Role of the compensation capacitor
Tests have shown that detectors collecting signal from the cathode, that are not using the compensation capacitor, in some certain conditions (RF Excitation, High energetic radiation event, etc), can develop an uncontrolled oscillation in the tube circuit, resulting in a very high number of pulses being falsely registered. The excellent Centronic paper on Geiger muller tubes, explains this phenomenon and the role of the compensation capacitor in a Geiger Counter circuit (page 22):
R2 and capacitor C4
When the output signal is taken from the cathode resistor R2 in the preferred way, usually via screened cable, the signal connection to the counter (whether it is via a series capacitor or not) will inevitably make some additional capacitance appear across this resistor. (The deliberate addition of a further parallel capacitor for compensation purposes is described in the next section).

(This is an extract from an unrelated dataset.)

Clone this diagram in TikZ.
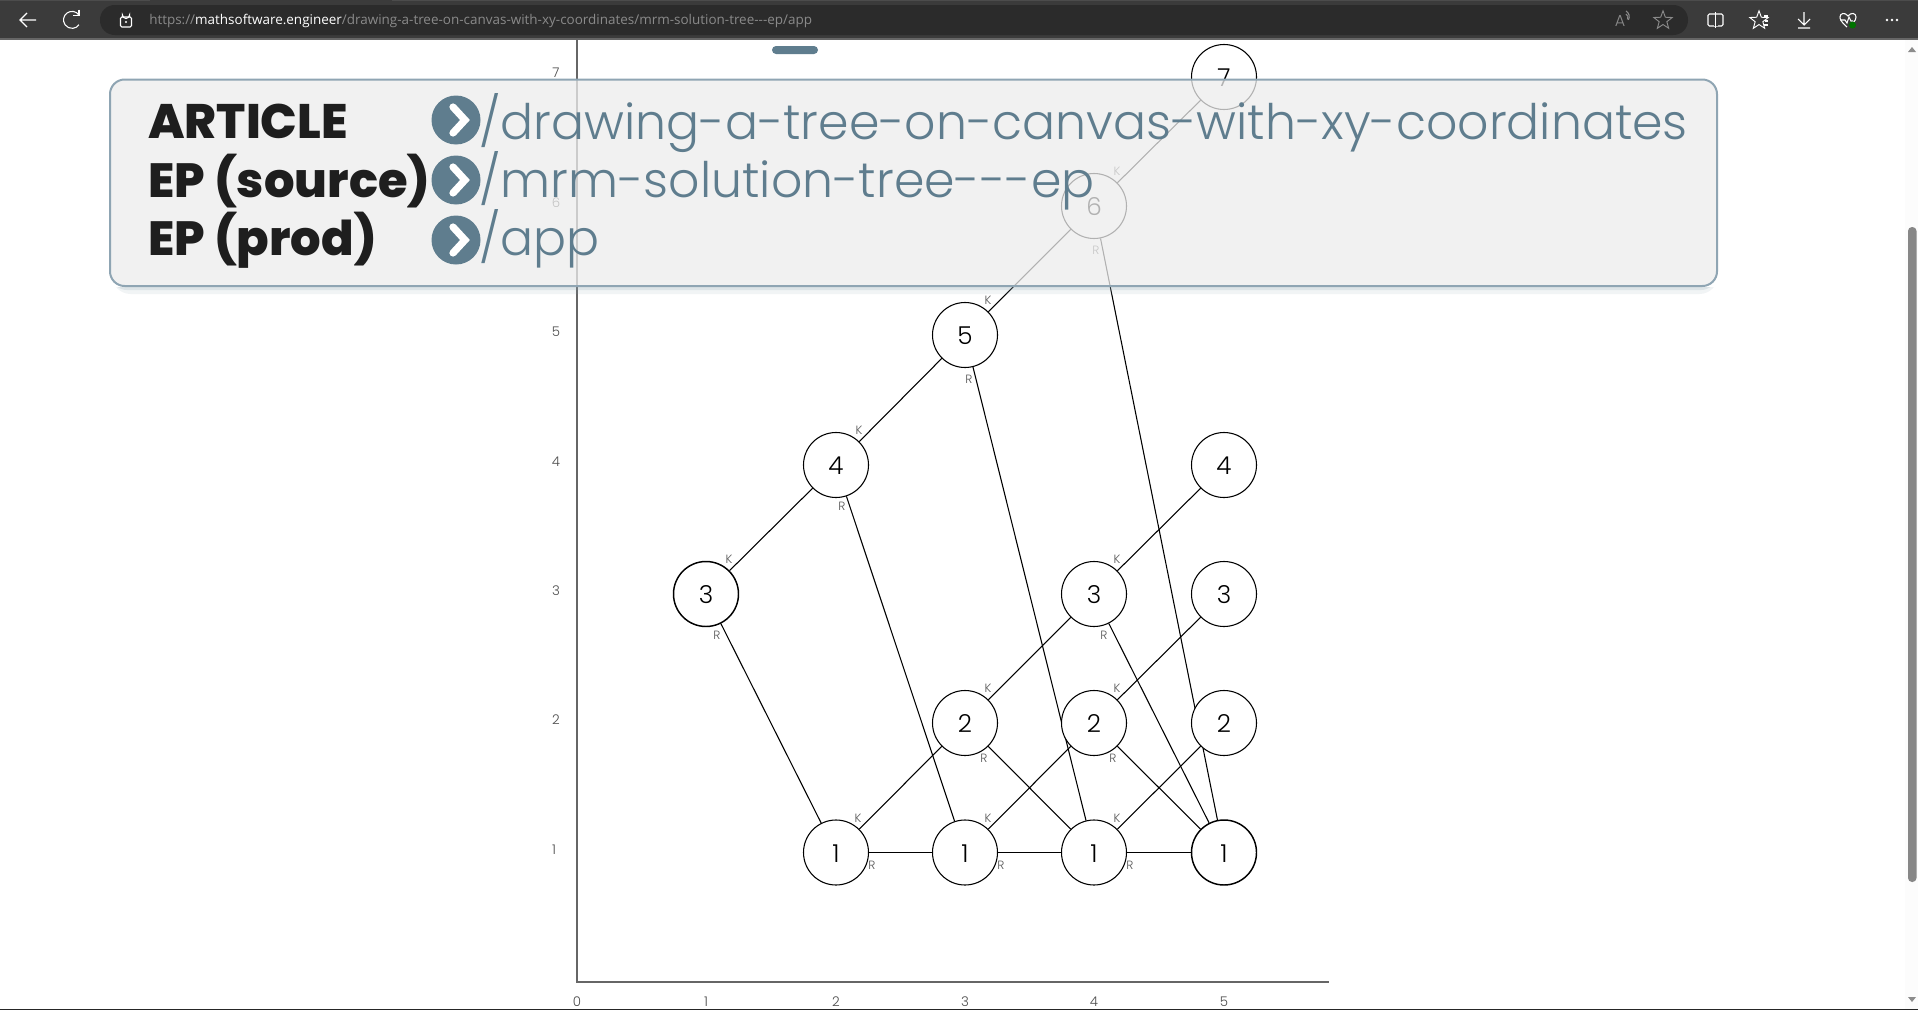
\documentclass[tikz,border=0pt]{standalone}
\usepackage{fontspec}
\usepackage{xcolor}
\usepackage{tikz}
\usetikzlibrary{shapes.geometric, arrows.meta, backgrounds, positioning, calc}
\setmainfont{Poppins}
\newfontfamily\urlfont{Open Sans}
\newfontfamily\poplight{Poppins Light}
\newfontfamily\popheavy{Poppins ExtraBold}
\definecolor{barcolor}{HTML}{3B3B3B}
\definecolor{pillcolor}{HTML}{2B2B2B}
\definecolor{slatecolor}{HTML}{5F7D8E}
\definecolor{bordercolor}{HTML}{8FA5B3}
\definecolor{dimcolor}{HTML}{8A8A8A}
\definecolor{inkcolor}{HTML}{1E1E1E}

\begin{document}
\begin{tikzpicture}[
    x=0.75pt, y=-0.75pt,
    treenode/.style={circle, draw=black, line width=0.8pt, fill=white, minimum size=48.75pt, inner sep=0pt, text height=14.5pt, text depth=0pt, font=\poplight\fontsize{18.5}{20}\selectfont},
    heavynode/.style={treenode, line width=1.1pt},
    edgelabel/.style={inner sep=0pt, text=black!65, font=\poplight\fontsize{9}{10}\selectfont},
    ticklabel/.style={inner sep=0pt, text=black!70, font=\poplight\fontsize{10}{11}\selectfont},
    edge/.style={line width=0.8pt},
    axisline/.style={line width=0.8pt, draw=black!60},
    headtext/.style={anchor=base west, inner sep=0pt, text=inkcolor, font=\popheavy\fontsize{36}{40}\selectfont},
    pathtext/.style={anchor=base west, inner sep=0pt, text=slatecolor, font=\poplight\fontsize{36.7}{40}\selectfont},
    iconbtn/.style={circle, fill=slatecolor, minimum size=36.75pt, inner sep=0pt},
    chevron/.style={draw=white, line width=5.4pt, line join=miter, line cap=round},
    baricon/.style={draw=white, line width=0.8pt},
    dimicon/.style={draw=dimcolor, line width=0.8pt}
]
    \useasboundingbox (0,0) rectangle (1918,1010);

    % Axes
    \coordinate (origin) at (577,982);
    \coordinate (ytop) at (577,39);
    \coordinate (xend) at (1329,982);
    \draw[axisline] (ytop) -- (origin) -- (xend);
    \node[ticklabel] (x0) at (577,1002) {0};
    \node[ticklabel] (x1) at (706,1002) {1};
    \node[ticklabel] (x2) at (836,1002) {2};
    \node[ticklabel] (x3) at (965,1002) {3};
    \node[ticklabel] (x4) at (1094,1002) {4};
    \node[ticklabel] (x5) at (1224,1002) {5};
    \node[ticklabel] (y1) at (554,850) {1};
    \node[ticklabel] (y2) at (556,720) {2};
    \node[ticklabel] (y3) at (556,591) {3};
    \node[ticklabel] (y4) at (556,462) {4};
    \node[ticklabel] (y5) at (556,332) {5};
    \node[ticklabel] (y6) at (556,203) {6};
    \node[ticklabel] (y7) at (556,73) {7};

    % Tree nodes
    \node[heavynode] (n31) at (706,594) {3};
    \node[treenode] (n42) at (836,465) {4};
    \node[treenode] (n53) at (965,335) {5};
    \node[treenode] (n64) at (1094,206) {6};
    \node[treenode] (n75) at (1224,77) {7};
    \node[treenode] (n45) at (1224,465) {4};
    \node[treenode] (n34) at (1094,594) {3};
    \node[treenode] (n35) at (1224,594) {3};
    \node[treenode] (n23) at (965,723) {2};
    \node[treenode] (n24) at (1094,723) {2};
    \node[treenode] (n25) at (1224,723) {2};
    \node[treenode] (n12) at (836,852.5) {1};
    \node[treenode] (n13) at (965,852.5) {1};
    \node[treenode] (n14) at (1094,852.5) {1};
    \node[heavynode] (n15) at (1224,852.5) {1};

    % Connections
    \begin{scope}[on background layer]
        \fill[white] (0,0) rectangle (1918,1010);
        \draw[edge] (n31) -- (n42);
        \draw[edge] (n42) -- (n53);
        \draw[edge] (n53) -- (n64);
        \draw[edge] (n64) -- (n75);
        \draw[edge] (n31) -- (n12);
        \draw[edge] (n42) -- (n13);
        \draw[edge] (n53) -- (n14);
        \draw[edge] (n64) -- (n15);
        \draw[edge] (n12) -- (n23);
        \draw[edge] (n13) -- (n24);
        \draw[edge] (n14) -- (n25);
        \draw[edge] (n23) -- (n34);
        \draw[edge] (n24) -- (n35);
        \draw[edge] (n34) -- (n45);
        \draw[edge] (n12) -- (n13);
        \draw[edge] (n13) -- (n14);
        \draw[edge] (n14) -- (n15);
        \draw[edge] (n23) -- (n14);
        \draw[edge] (n24) -- (n15);
        \draw[edge] (n34) -- (n15);
    \end{scope}

    % K labels
    \node[edgelabel] (k31) at (729,559) {K};
    \node[edgelabel] (k42) at (859,430) {K};
    \node[edgelabel] (k53) at (988,300) {K};
    \node[edgelabel] (k64) at (1117,171) {K};
    \node[edgelabel] (k34) at (1117,559) {K};
    \node[edgelabel] (k23) at (988,688) {K};
    \node[edgelabel] (k24) at (1117,688) {K};
    \node[edgelabel] (k12) at (858,818) {K};
    \node[edgelabel] (k13) at (988,818) {K};
    \node[edgelabel] (k14) at (1117,818) {K};

    % R labels
    \node[edgelabel] (r31) at (717,635) {R};
    \node[edgelabel] (r42) at (842,506) {R};
    \node[edgelabel] (r53) at (969,379) {R};
    \node[edgelabel] (r64) at (1096,250) {R};
    \node[edgelabel] (r34) at (1104,635) {R};
    \node[edgelabel] (r23) at (984,758) {R};
    \node[edgelabel] (r24) at (1113,758) {R};
    \node[edgelabel] (r12) at (872,865) {R};
    \node[edgelabel] (r13) at (1001,865) {R};
    \node[edgelabel] (r14) at (1130,865) {R};

    % Address box
    \begin{scope}
        \clip (100,287) rectangle (1730,300);
        \fill[bordercolor, opacity=0.12, rounded corners=14pt] (112,88) rectangle (1718,294);
        \fill[bordercolor, opacity=0.2, rounded corners=11pt] (112,84) rectangle (1716,290);
    \end{scope}
    \draw[bordercolor, line width=1.5pt, fill=black!7, fill opacity=0.75, rounded corners=11pt] (110,79.5) rectangle (1717,286);
    \node[headtext, font=\popheavy\fontsize{36.3}{40}\selectfont] (article) at (148,138) {ARTICLE};
    \node[headtext] (source) at (148,197) {EP (source)};
    \node[headtext] (prod) at (148,255) {EP (prod)};
    \node[iconbtn] (btna) at (456,120) {};
    \node[iconbtn] (btnb) at (456,180) {};
    \node[iconbtn] (btnc) at (456,240) {};
    \draw[chevron] ([shift={(-3,-13)}]btna.center) -- ([shift={(9,0)}]btna.center) -- ([shift={(-3,13)}]btna.center);
    \draw[chevron] ([shift={(-3,-13)}]btnb.center) -- ([shift={(9,0)}]btnb.center) -- ([shift={(-3,13)}]btnb.center);
    \draw[chevron] ([shift={(-3,-13)}]btnc.center) -- ([shift={(9,0)}]btnc.center) -- ([shift={(-3,13)}]btnc.center);
    \node[pathtext] (patha) at (479,139) {/drawing-a-tree-on-canvas-with-xy-coordinates};
    \node[pathtext] (pathb) at (479,197.5) {/mrm-solution-tree---ep};
    \node[pathtext] (pathc) at (479,255.5) {/app};

    % Drag handle
    \fill[slatecolor, rounded corners=3pt] (772,46) rectangle (818,54);

    % Browser bar
    \fill[barcolor] (0,0) rectangle (1918,38);
    \fill[black!70] (0,0) rectangle (150,1);
    \fill[black!70] (392,0) rectangle (1918,1);
    \fill[black!60] (0,38) rectangle (1918,39.5);
    \fill[pillcolor, rounded corners=11pt] (100,5) rectangle (1688,35);
    \node[anchor=base west, inner sep=0pt, text=dimcolor, font=\urlfont\fontsize{10.1}{12}\selectfont] (url) at (149,25) {https://\textcolor{white}{mathsoftware.engineer}/drawing-a-tree-on-canvas-with-xy-coordinates/mrm-solution-tree---ep/app};

    % Browser icons
    \draw[baricon] (36,20) -- (20,20) (27,13) -- (20,20) -- (27,27);
    \draw[baricon] (79,15) arc[start angle=-35, end angle=-325, radius=8.5] ;
    \draw[baricon] (79,9.5) -- (79,15.5) -- (73,15.5);
    \draw[baricon, rounded corners=1pt] (120.5,17) rectangle (131.5,27);
    \draw[baricon] (122.5,17) -- (122.5,15) arc[start angle=180, end angle=0, radius=3.5] -- (129.5,17);
    \fill[white] (126,22) circle[radius=1.1];
    \node[inner sep=0pt, text=dimcolor, font=\poplight\fontsize{12}{12}\selectfont] (reada) at (1620,21) {A};
    \draw[dimicon] (1626,14) arc[start angle=-60, end angle=30, radius=4];
    \draw[dimicon] (1626,11) arc[start angle=-60, end angle=30, radius=6.5];
    \node[star, star points=5, star point ratio=2.4, draw=dimcolor, line width=0.7pt, minimum size=14.5pt, inner sep=0pt] (fav) at (1663,20.5) {};
    \draw[baricon, rounded corners=1pt] (1708,14) rectangle (1723,26);
    \draw[baricon] (1715.5,12) -- (1715.5,28);
    \fill[barcolor] (1713.5,14.5) rectangle (1714.9,25.5);
    \fill[barcolor] (1716.1,14.5) rectangle (1717.5,25.5);
    \node[star, star points=5, star point ratio=2.4, draw=white, line width=0.7pt, minimum size=14.5pt, inner sep=0pt] (favs) at (1759,20.5) {};
    \draw[baricon] (1764,16) -- (1768,16) (1765,21) -- (1768,21) (1764,25) -- (1768,25);
    \draw[baricon] (1804,12) -- (1804,25) (1798,19) -- (1804,25) -- (1810,19) (1798,28) -- (1810,28);
    \draw[baricon] (1847,27) .. controls (1841,22) and (1840,19) .. (1840,17) .. controls (1840,13) and (1845,12) .. (1848,16) .. controls (1851,12) and (1856,13) .. (1856,17) .. controls (1856,19) and (1855,21) .. (1853,23);
    \draw[baricon] (1840,20) -- (1845,20) -- (1847,23) -- (1849,17) -- (1851,21) -- (1853,21);
    \fill[green!45!black] (1852.5,25) circle[radius=3.5];
    \fill[white] (1887,20) circle[radius=1.3] (1892,20) circle[radius=1.3] (1897,20) circle[radius=1.3];

    % Scrollbar
    \fill[black!1] (1905,39.5) rectangle (1918,1009);
    \fill[black!47, rounded corners=3pt] (1908,227) rectangle (1916.5,882);
    \fill[black!45] (1908,52) -- (1912,47) -- (1916,52) -- cycle;
    \fill[black!45] (1908,997) -- (1912,1002) -- (1916,997) -- cycle;

    % Bottom edge
    \fill[black!85] (0,1009) rectangle (1918,1010);
\end{tikzpicture}
\end{document}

As the capacitance C4 will bypass the higher frequency components of the output pulse that would otherwise have developed a voltage across R2, the effect is to slow down the leading edge of the pulse and also to lengthen the tail slightly. Provided the value of C4 is not excessive (say, <100pF), it has little effect on the operation of the tube as a counter.
If the tube is considered as a generator, and if its shunt capacitance and source resistance are ignored, the application circuit can be redrawn as shown in Figure 17(a). We can then consider R1 and R2 together as forming a potential divider connected across the generator, and Ct to C4 must equal the division ratio of R1 and R2. We can then write the following equation:
R2 / (R1 + R2) = Ct / (Ct + C4) . So, R1 * Ct = R2 * C4 (or C4 = Ct * R1 / R2 ).
The stray capacitances C2 and C3 shows in Figure 14 have been lumped together. This is permissible because, for the pulse generated by the tube, the supply rail and ground are at the same AC potential.
Some practical values that are typical for the ZP1300 tube, R1 = 2.2 MO, R2 = 47ki2, and (C2+C3) = 2pF. With these values, a value of 90p F for capacitor C4 will give appropriate compensation.
The uRADMonitor model A units use the SBM-20 and SI-29BG tubes. The R1 = 10MO and R2 = 220KO . The SBM-20 has a capacitance of 8pF and the SI-29BG, thanks to its large anode, has a higher capacitance of 12pF, despite the smaller size.
As the formula presented in the Centronic paper would give C4 = 8pF * 10MO / 220KO = 363pF for the SBM-20 and C4 = 12pF * 10MO / 220KO = 545pF for the SI-29BG, values that are too big, a more convenient value of 68pF has been selected for the compensation capacitor, that functions with good results, without affecting the pulse shape and width too much.